> **Task instructions**: Starting at the first line of the data, print each line verbatim up to and including the line bearing "const yTicks = [0, 500, 1000, 1500, 2000, 2500, 3000];", omitting pictures.

> **Supplied information**:
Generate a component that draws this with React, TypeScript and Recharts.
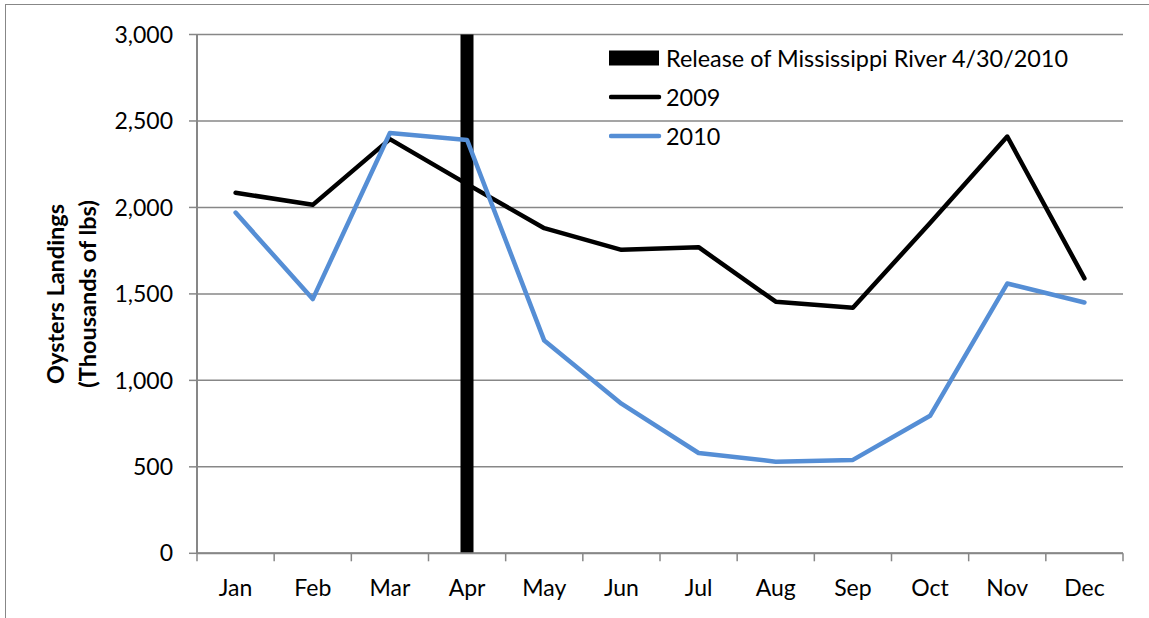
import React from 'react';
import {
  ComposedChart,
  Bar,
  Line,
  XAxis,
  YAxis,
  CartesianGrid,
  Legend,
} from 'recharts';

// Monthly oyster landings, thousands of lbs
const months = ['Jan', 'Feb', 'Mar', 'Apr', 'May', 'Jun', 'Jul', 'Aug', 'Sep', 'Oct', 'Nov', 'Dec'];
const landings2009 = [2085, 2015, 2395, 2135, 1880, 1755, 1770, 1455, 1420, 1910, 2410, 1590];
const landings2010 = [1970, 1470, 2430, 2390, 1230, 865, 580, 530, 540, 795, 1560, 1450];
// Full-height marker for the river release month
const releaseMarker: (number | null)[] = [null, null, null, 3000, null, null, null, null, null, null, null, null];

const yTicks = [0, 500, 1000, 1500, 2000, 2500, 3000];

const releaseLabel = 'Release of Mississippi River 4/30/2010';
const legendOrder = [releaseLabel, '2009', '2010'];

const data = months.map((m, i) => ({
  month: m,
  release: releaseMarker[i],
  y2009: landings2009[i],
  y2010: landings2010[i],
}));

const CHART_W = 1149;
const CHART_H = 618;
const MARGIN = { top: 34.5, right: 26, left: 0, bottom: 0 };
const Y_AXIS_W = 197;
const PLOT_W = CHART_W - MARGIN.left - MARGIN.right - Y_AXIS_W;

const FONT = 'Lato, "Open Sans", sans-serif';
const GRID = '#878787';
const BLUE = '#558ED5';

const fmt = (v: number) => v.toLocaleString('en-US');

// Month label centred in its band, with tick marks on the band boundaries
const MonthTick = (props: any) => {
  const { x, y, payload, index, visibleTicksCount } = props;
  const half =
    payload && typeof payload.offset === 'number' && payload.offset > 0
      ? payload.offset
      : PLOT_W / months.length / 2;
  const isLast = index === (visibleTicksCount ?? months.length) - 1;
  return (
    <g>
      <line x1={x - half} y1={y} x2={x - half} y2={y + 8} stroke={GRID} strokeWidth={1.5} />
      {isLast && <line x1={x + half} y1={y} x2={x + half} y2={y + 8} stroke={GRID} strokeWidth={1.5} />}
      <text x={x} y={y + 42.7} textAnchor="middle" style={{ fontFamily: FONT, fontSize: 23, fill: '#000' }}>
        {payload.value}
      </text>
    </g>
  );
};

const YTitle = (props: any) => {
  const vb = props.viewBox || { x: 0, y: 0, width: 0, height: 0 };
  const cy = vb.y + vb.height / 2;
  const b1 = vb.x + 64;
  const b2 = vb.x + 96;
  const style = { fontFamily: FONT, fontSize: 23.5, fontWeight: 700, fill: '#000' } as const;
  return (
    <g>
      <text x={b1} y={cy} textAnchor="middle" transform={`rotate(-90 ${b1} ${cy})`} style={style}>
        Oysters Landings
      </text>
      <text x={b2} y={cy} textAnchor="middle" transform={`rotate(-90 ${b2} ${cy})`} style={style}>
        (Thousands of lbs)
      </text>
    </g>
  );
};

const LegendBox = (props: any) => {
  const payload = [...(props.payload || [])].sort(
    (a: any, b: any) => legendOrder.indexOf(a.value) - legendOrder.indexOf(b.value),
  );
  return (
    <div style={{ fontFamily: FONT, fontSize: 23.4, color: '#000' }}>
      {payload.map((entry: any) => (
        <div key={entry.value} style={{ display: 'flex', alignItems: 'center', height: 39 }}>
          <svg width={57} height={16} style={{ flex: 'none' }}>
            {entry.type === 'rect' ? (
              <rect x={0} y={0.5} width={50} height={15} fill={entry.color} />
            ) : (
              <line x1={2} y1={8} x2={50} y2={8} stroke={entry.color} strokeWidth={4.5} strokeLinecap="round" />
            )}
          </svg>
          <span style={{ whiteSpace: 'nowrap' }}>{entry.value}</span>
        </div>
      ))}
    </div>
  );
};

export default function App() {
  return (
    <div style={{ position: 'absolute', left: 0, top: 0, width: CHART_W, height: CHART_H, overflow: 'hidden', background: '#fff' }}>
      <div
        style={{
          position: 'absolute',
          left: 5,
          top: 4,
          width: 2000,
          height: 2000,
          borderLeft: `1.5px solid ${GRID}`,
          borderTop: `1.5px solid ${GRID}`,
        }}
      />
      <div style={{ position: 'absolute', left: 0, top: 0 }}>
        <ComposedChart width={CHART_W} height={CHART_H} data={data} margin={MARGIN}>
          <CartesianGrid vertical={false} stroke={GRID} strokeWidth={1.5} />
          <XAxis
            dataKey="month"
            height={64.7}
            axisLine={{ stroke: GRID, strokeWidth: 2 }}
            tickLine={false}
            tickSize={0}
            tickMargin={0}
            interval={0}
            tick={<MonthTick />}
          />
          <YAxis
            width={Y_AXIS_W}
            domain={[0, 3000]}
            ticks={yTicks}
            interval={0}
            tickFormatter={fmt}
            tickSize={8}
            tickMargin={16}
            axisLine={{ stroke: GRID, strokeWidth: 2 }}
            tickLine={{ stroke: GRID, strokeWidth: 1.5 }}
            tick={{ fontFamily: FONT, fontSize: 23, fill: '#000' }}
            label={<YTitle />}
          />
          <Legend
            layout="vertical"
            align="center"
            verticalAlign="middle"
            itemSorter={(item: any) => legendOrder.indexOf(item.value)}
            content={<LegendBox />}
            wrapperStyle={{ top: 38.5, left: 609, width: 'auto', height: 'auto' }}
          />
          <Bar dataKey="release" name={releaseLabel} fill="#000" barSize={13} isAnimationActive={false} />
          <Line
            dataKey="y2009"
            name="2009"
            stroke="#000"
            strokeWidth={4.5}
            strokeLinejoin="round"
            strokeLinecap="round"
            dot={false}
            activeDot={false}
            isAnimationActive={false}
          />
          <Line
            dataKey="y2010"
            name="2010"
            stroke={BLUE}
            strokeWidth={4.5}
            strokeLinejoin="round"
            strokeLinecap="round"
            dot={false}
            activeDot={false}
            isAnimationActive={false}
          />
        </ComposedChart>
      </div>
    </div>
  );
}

> **Answer**:
Generate a component that draws this with React, TypeScript and Recharts.
import React from 'react';
import {
  ComposedChart,
  Bar,
  Line,
  XAxis,
  YAxis,
  CartesianGrid,
  Legend,
} from 'recharts';

// Monthly oyster landings, thousands of lbs
const months = ['Jan', 'Feb', 'Mar', 'Apr', 'May', 'Jun', 'Jul', 'Aug', 'Sep', 'Oct', 'Nov', 'Dec'];
const landings2009 = [2085, 2015, 2395, 2135, 1880, 1755, 1770, 1455, 1420, 1910, 2410, 1590];
const landings2010 = [1970, 1470, 2430, 2390, 1230, 865, 580, 530, 540, 795, 1560, 1450];
// Full-height marker for the river release month
const releaseMarker: (number | null)[] = [null, null, null, 3000, null, null, null, null, null, null, null, null];

const yTicks = [0, 500, 1000, 1500, 2000, 2500, 3000];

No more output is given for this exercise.